Tables from the era that saw the height of Mesopotamia's mathemetical tradition
Cuneiform multiplication table of the number 320.
Clay tablet (48 x 84 mm). 2 sides in Old Babylonian cuneiform.
€ 12.500,00
A cuneiform tablet containing mathematical tables, probably from a school where documents such as this would have been used as teaching aids to be studied and copied out by the students. Here the head number of 320 is multplied by the integers from 1 to 20, and then 30, 40 and 50. It was clearly kept together with other such tablets, as it is pierced through with a hole from side to side to allow it to be bound together with similar ones. In good condition, with the characters clearly and deeply formed, this piece is a testimony to the educational system of the Old Babylonian period, when the study of mathematics reached its high point in Mesopotamian society.

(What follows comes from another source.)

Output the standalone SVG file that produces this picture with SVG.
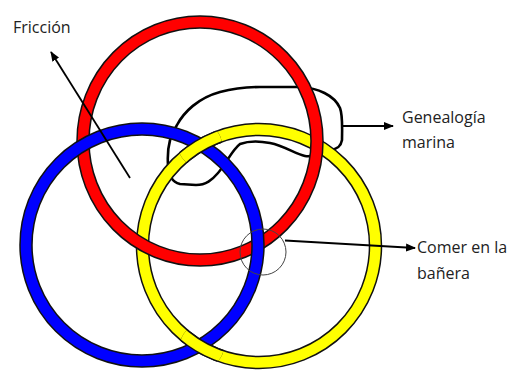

Education was highly valued in the ancient civilisations that flourished between the Tigris and Euphrates, and we have ample evidence of flourishing scribal schools that taught young people how to write in cuneiform. Mathematics were a crucial part of the curriculum, and learning tables and solving problems were part of pupils' lives then much as they are in the modern era.
The Old Babylonian period in particular saw a boom in the study of mathematics, possibly due to an increased emphasis on justice, so as to allow greater exactitude in making fair decisions about divisions of property, etc. Mesopotamian mathematicians made highly advanced discoveries, which were forgotten after the decline of their culture, with later Greek scholars having to labour intensively to work out problems which had already been solved thousands of years before.
The Mesopotamian counting system was sexagesimal, or based on 60, a number which was convenient due to it being easily divisible by 2, 3, 4, 5, 6 or 10. As they wrote numbers and formulated the operations differently than we would today, the Mesopotamian way of doing maths can look quite strange, but they still used the same basic functions that we do today: multiplication, division, square roots, etc.
A handsome testimony to the advanced educational system in Mesopotamian society from a period in which the study of mathematics reached their peak.
London private collection, examined in the 1980s by Prof. Wilfred George Lambert, Fellow of the British Academy and Professor of Assyriology at the University of Birmingham. A copy of his note is included, as is a copy of a note by Dr. Manuel Ceccarelli of the University of Tübingen, who also studied this tablet.
Some minor discolorations and a small patch of surface damage. Hole through the centre from side to side, practically no loss to text. Overall good condition, characters very clearly formed.
CDLI: P519799. Cf. A Podany, Weavers, Scribes and Kings, esp. 310ff.